“God gave Noah the rainbow sign, no more water, the fire next time.” These words end James Baldwin’s groundbreaking 1963 nonfiction book, The Fire Next Time, in which he warned of the consequences of racial injustice and oppression in America. The phrase comes from an old African American spiritual, ‘Mary don’t You Weep,’ which refers to God’s promise to Noah that there would be no more floods to punish humanity for its sins. The next punishment would be fire.
As I follow the news of the weather implications of climate change around the globe Baldwin’s words keep coming to mind and I can’t help but think that he was right—and wrong at the same time.

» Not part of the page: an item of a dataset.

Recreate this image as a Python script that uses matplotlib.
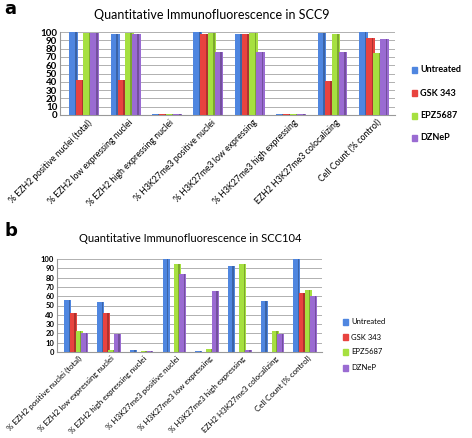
import numpy as np
import matplotlib.pyplot as plt

categories = ['% EZH2 positive nuclei (total)', '% EZH2 low expressing nuclei',
              '% EZH2 high expressing nuclei', '% H3K27me3 positive nuclei',
              '% H3K27me3 low expressing', '% H3K27me3 high expressing',
              'EZH2 H3K27me3 colocalizing', 'Cell Count (% control)']
treatments = ['Untreated', 'GSK 343', 'EPZ5687', 'DZNeP']
colors = ['#4f86e0', '#e8433f', '#a6e040', '#9a6bd2']
yticks = list(range(0, 101, 10))

# panel a: SCC9
scc9_untreated = [100, 98, 0.8, 100, 98, 0.8, 99, 100]
scc9_gsk343 = [42, 42, 0.8, 97, 97, 0.8, 41, 93]
scc9_epz5687 = [99, 99, 0.8, 99, 99, 0.8, 98, 75]
scc9_dznep = [99, 97, 0.8, 76, 76, 0.8, 76, 92]

# panel b: SCC104
scc104_untreated = [56, 54, 2, 100, 1, 92, 55, 100]
scc104_gsk343 = [42, 42, 0.5, 0.5, 0.5, 0.5, 0.5, 63]
scc104_epz5687 = [23, 2, 1, 95, 3, 95, 23, 67]
scc104_dznep = [20, 19, 1, 84, 66, 2, 19, 60]

W, H = 472, 438
fig = plt.figure(figsize=(W / 100, H / 100), dpi=100)
plt.rcParams['font.family'] = ['Lato', 'DejaVu Sans']


def px_axes(x0, y0, x1, y1):
    return fig.add_axes([x0 / W, 1 - y1 / H, (x1 - x0) / W, (y1 - y0) / H])


def draw_panel(ax, series, tick_fs, label_fs):
    x = np.arange(len(categories))
    bw = 0.17
    for i, (vals, c) in enumerate(zip(series, colors)):
        pos = x + (i - 1.5) * bw
        # darker side face for a faux 3D look
        ax.bar(pos + bw * 0.35, vals, bw, color=c, edgecolor='none', zorder=2)
        ax.bar(pos + bw * 0.35, vals, bw * 0.3, color='black', alpha=0.25,
               edgecolor='none', zorder=2, align='edge')
        ax.bar(pos, vals, bw * 0.8, color=c, edgecolor='none', zorder=3)
    ax.set_xlim(-0.55, len(categories) - 0.45)
    ax.set_ylim(0, 100)
    ax.set_yticks(yticks)
    ax.set_yticklabels([str(t) for t in yticks], fontsize=tick_fs, fontweight='bold')
    ax.yaxis.grid(True, color='#b0b0b0', lw=0.7, zorder=0)
    ax.set_xticks(x + 0.1)
    ax.set_xticklabels(categories, rotation=45, ha='right', rotation_mode='anchor',
                       fontsize=label_fs)
    ax.tick_params(axis='both', length=0, pad=2)
    for s in ['top', 'right']:
        ax.spines[s].set_visible(False)
    ax.spines['left'].set_color('#999999')
    ax.spines['bottom'].set_color('#999999')
    ax.set_facecolor('white')


ax1 = px_axes(60, 32, 395, 115)
draw_panel(ax1, [scc9_untreated, scc9_gsk343, scc9_epz5687, scc9_dznep], 7, 6.3)
fig.text(212 / W, 1 - 15 / H, 'Quantitative Immunofluorescence in SCC9',
         ha='center', va='center', fontsize=9)
fig.text(4 / W, 1 - 9 / H, 'a', fontsize=13, fontweight='bold', va='center',
         family='DejaVu Sans')
for i, (t, c) in enumerate(zip(treatments, colors)):
    y = [70, 93, 116, 138][i]
    fig.patches.append(plt.Rectangle((412 / W, 1 - (y + 3) / H), 5 / W, 6 / H,
                                     color=c, transform=fig.transFigure))
    fig.text(420 / W, 1 - y / H, t, fontsize=6.5, fontweight='bold', va='center')

ax2 = px_axes(57, 259, 322, 352)
draw_panel(ax2, [scc104_untreated, scc104_gsk343, scc104_epz5687, scc104_dznep], 5.5, 5.7)
fig.text(190 / W, 1 - 238 / H, 'Quantitative Immunofluorescence in SCC104',
         ha='center', va='center', fontsize=8)
fig.text(4 / W, 1 - 231 / H, 'b', fontsize=13, fontweight='bold', va='center',
         family='DejaVu Sans')
for i, (t, c) in enumerate(zip(treatments, colors)):
    y = [322, 337, 352, 368][i]
    fig.patches.append(plt.Rectangle((343 / W, 1 - (y + 3) / H), 5 / W, 6 / H,
                                     color=c, transform=fig.transFigure))
    fig.text(351 / W, 1 - y / H, t, fontsize=5.5, va='center')

fig.savefig('out.png', dpi=100)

North America, Europe, and Asia have this year been subjected to punishing heat waves that U.S. climate czar John Kerry calls “a threat to all of humankind.” Long droughts in Europe have raised the risk of extensive wildfires, extreme heat has hit China hard, and from the Middle East to the American Southwest, workers have had to suffer blistering heat. Not much in the news has been said about Africa, which has suffered from climate change-induced heat waves for years. Recently, I heard the term urban heat island, the phenomenon where urban areas trap excessive and deadly heat, used in referring to European and American cities. African cities have had this problem for decades. Maybe, now that people outside Africa are being affected, the world will pay attention and do something about it.
The wildfires affecting Europe, and the Canadian wildfires that have sent smoke clouds south as far as North Carolina and beyond, have caught our attention. When I lived in Cambodia I had to breath smoke from forest fires in Indonesia which got scant attention in American media.
But it’s not just the heat that’s a problem, friends.
Climate change has also caused unusually heavy rains that have led to flooding. In the U.S. Northeast, for example, flooding has caused a number of deaths. There has also been heavy flooding in Australia and other parts of North America. In 2022, though, more than 600 people were killed in Nigeria in the worst flooding in a decade. In 2023, over 2,000 people have been killed in Africa from floods and more than 2,500 are missing and unaccounted for.
Worse, the continent of Africa has suffered from drought and flooding caused by climate change for decades and most of the rest of the world hasn’t noticed. Now that the whole globe is feeling the pain . . . well, we’ll just have to wait and see. What does seem clear is that humanity’s next punishment, if we don’t take action now, will be ‘fire and water.’